** Collected material **

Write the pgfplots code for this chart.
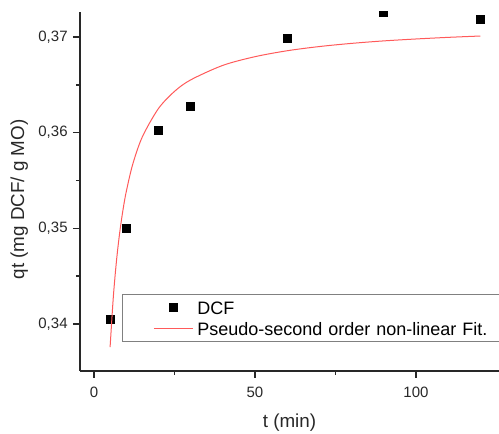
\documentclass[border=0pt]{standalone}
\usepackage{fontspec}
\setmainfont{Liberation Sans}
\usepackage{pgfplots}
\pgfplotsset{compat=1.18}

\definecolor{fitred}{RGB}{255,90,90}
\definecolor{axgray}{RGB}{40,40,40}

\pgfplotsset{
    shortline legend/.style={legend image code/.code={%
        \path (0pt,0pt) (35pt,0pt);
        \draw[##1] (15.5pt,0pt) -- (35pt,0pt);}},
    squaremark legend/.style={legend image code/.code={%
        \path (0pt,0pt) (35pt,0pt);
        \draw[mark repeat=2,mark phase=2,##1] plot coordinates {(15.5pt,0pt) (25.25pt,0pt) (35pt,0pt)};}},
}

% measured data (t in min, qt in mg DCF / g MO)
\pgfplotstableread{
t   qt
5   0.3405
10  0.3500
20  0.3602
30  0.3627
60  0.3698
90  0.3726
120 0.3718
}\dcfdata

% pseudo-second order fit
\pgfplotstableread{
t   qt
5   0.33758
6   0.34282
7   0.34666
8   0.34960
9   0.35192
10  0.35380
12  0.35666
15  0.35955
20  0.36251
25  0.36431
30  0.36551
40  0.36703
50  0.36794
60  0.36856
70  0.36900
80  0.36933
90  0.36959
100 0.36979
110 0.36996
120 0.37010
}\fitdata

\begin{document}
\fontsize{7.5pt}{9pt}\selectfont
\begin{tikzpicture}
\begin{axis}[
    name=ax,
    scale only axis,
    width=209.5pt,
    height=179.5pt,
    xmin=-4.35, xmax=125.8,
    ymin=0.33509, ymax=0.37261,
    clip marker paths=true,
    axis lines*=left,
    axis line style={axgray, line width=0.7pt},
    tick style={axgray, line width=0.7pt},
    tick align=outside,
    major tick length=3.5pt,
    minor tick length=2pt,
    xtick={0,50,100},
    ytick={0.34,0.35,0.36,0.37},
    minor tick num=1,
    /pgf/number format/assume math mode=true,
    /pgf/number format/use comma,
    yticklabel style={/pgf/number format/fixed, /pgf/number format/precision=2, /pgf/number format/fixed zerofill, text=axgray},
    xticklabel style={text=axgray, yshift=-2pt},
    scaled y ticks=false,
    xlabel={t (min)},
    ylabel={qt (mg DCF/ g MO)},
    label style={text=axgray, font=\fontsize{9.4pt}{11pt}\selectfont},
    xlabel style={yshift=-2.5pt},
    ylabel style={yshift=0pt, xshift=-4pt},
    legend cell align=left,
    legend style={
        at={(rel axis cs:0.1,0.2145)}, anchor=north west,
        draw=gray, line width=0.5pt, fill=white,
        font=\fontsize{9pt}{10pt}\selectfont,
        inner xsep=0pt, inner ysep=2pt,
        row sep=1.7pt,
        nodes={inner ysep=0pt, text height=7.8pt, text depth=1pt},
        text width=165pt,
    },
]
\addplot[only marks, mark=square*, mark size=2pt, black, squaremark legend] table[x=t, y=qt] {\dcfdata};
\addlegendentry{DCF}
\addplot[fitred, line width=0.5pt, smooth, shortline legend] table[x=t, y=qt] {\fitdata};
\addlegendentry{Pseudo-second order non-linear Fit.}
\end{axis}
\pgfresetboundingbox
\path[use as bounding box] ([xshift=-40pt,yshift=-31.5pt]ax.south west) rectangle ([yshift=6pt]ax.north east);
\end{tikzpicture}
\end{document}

** Exercise prompt **
Copy out every line of the data that includes the word "code".

** Reply to the exercise **
Write the pgfplots code for this chart.
    shortline legend/.style={legend image code/.code={%
    squaremark legend/.style={legend image code/.code={%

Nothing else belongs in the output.